Negotiations on Free Trade

Progress towards the development of new global trade agreements has always been a standing item on the agenda of the ICS Shipping Policy Committee. But following the election of President Trump (and the decision of the United Kingdom to leave the European Union in 2019) these issues have assumed renewed attention. 

For many years, ICS has supported the successful conclusion at the World Trade Organization (WTO) of the ‘Doha round’ of trade negotiations and a new multilateral agreement to reduce or eliminate remaining obstacles to free trade, given that any boost to trade would also boost demand for international shipping. But ICS has also long sought the inclusion of maritime services in the new WTO agreement, as shipping (along with aviation) is one of the few major industries not covered by the General Agreement on Tariffs and Trade concluded in the 1990s when the WTO was established. 
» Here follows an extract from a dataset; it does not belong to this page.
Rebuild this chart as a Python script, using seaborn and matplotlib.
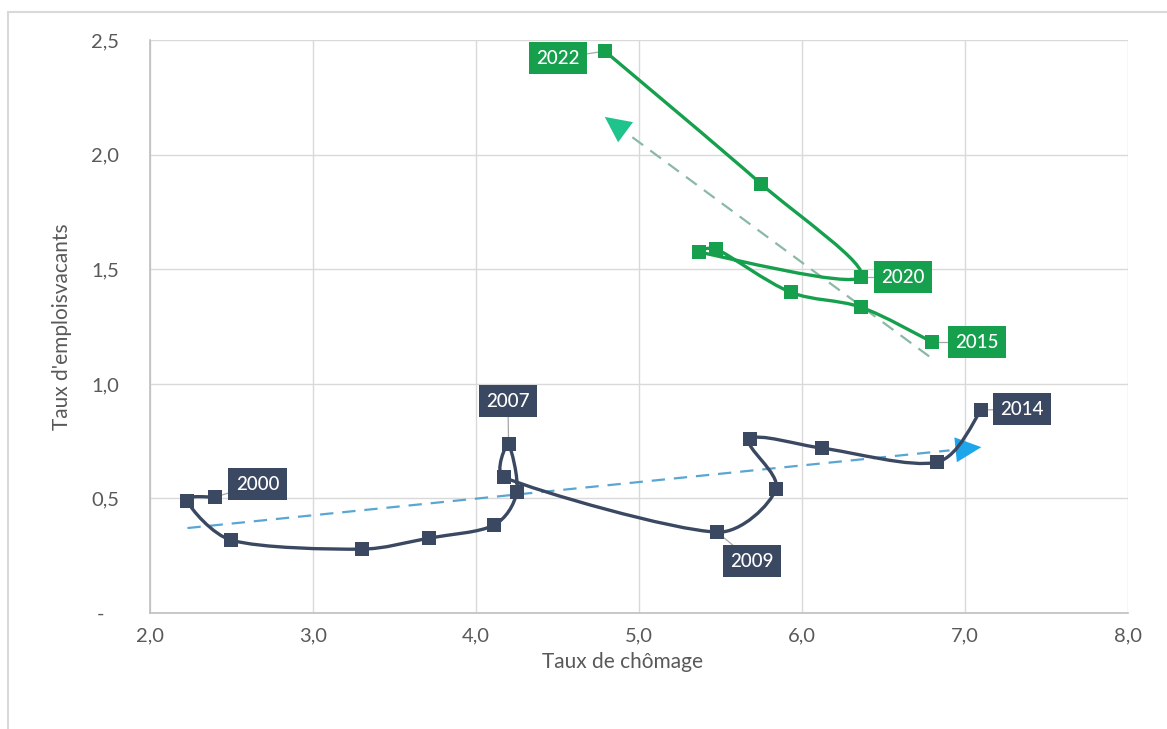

In practice, a complex network of bilateral agreements between nations ensures that most shipping markets adhere to free trade principles, with few restrictions on market access. With the exception of government contracts and cabotage trades (between two ports in the same country), there is relatively little cargo reservation whereby national cargoes are protected for carriage on a nation’s own ships at the exclusion of other more competitive vessels. 

However, the reason why a WTO agreement on maritime services is still so important is that those maritime free trade commitments that have been made by governments have never been codified on a global basis. There is always a danger that governments could again become attracted to more protectionist approaches, viewing the benefits of trade as a ‘zero sum game’. If there was another economic shock like the 2008 banking crisis, there is a possibility that nations could come under serious domestic political pressure to renege on their commitments to free trade in shipping. It should be remembered that as recently as the 1990s, some parts of the industry were subject to the UNCTAD Liner Code which legitimised protectionism and the reservation of 40% of imports and 40% of exports on national flag ships. 
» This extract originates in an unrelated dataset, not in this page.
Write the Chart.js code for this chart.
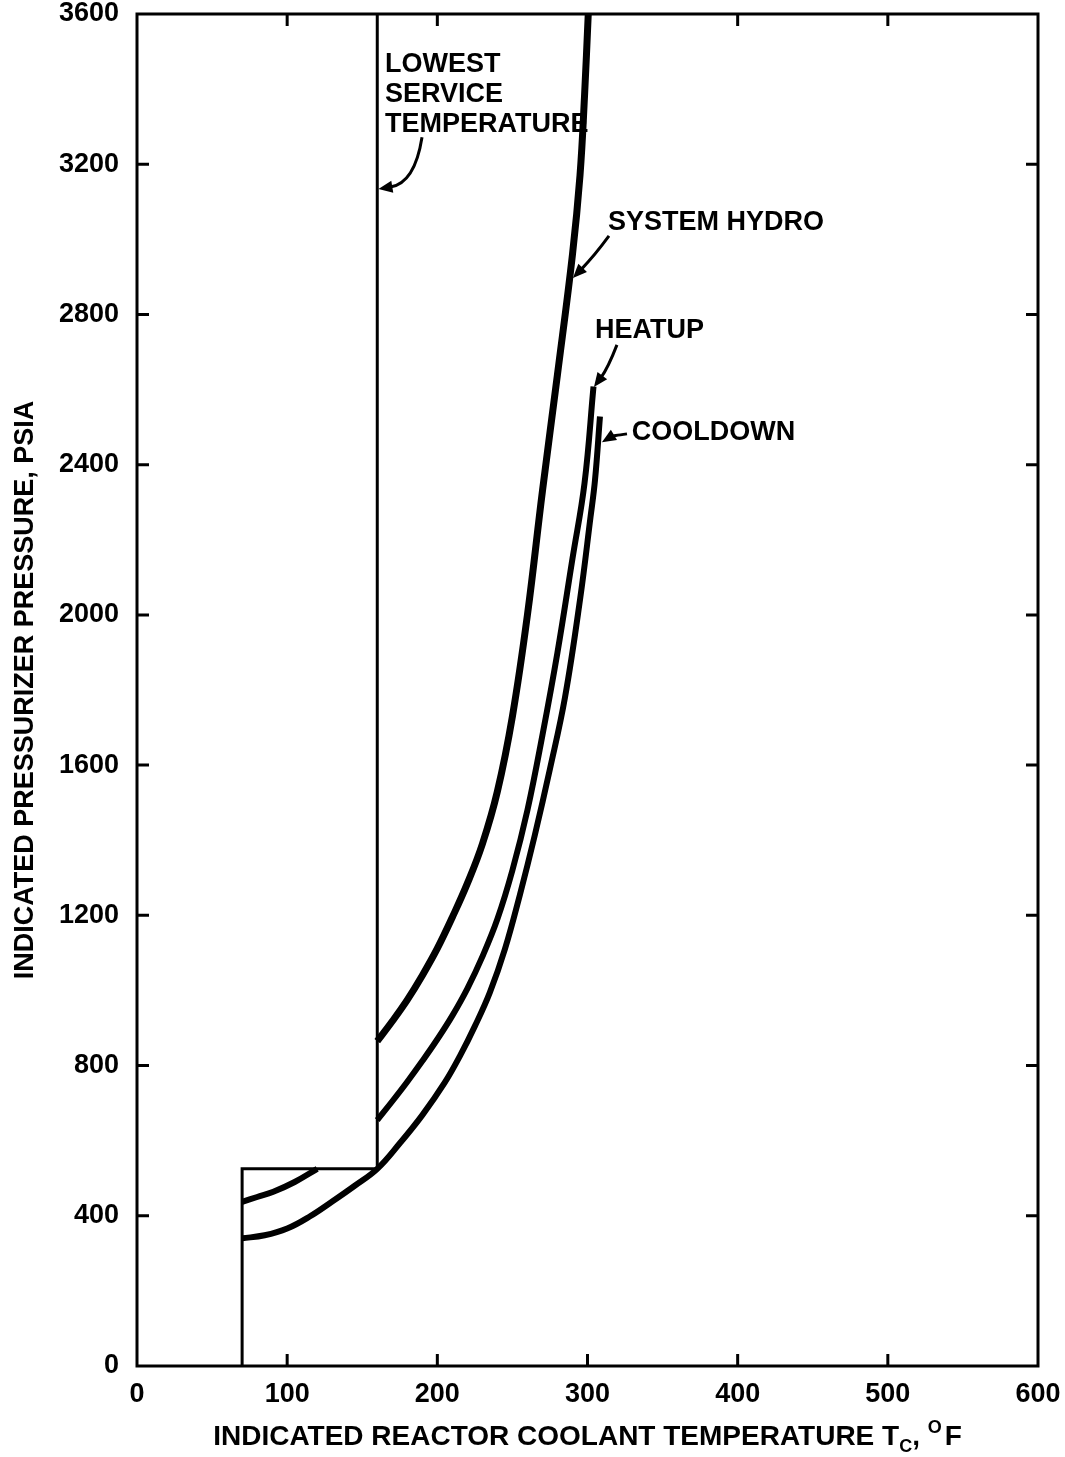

The WTO negotiations have in effect now been moribund for several years due to a lack of engagement by the United States and serious differences between developed and developing nations over issues such as agriculture. However, an attempt was made by a smaller group of nations to produce a Trade in Services Agreement (TiSA) which includes draft provisions on maritime services. However, the TiSA does not include China and the new U.S. Administration seems ill-disposed towards multilateral negotiations. 

One of the first actions of the Trump Administration was to withdraw the United States from the Asia Pacific Trans-Pacific Partnership (TPP). It also seems unlikely that the Transatlantic Trade and Investment Partnership (TTIP) between the U.S. and EU will go ahead in the immediate future. (The EU was hoping to make inroads regarding U.S. restrictions on international feeder services, which the U.S. defines as cabotage although the cargo is destined for a port outside the United States).

One question mark perhaps is whether China might try to fill the vacuum being left by the United States. But it seems unlikely that the U.S. would permit its political allies to participate in alternative agreements brokered by China, such as the Free Trade Area for the Asia Pacific promoted by China and Russia at the APEC Summit in November 2016.

Despite the change in atmosphere following the election of President Trump, it has to be remembered that nothing has fundamentally changed. Trade negotiations are always long term projects, often involving two steps forward and then one step back. However, in liaison with the Consultative Shipping Group of maritime administrations, which is committed to the maintenance of free trade principles, it will be important for the industry to be vigilant against any further moves towards protectionism.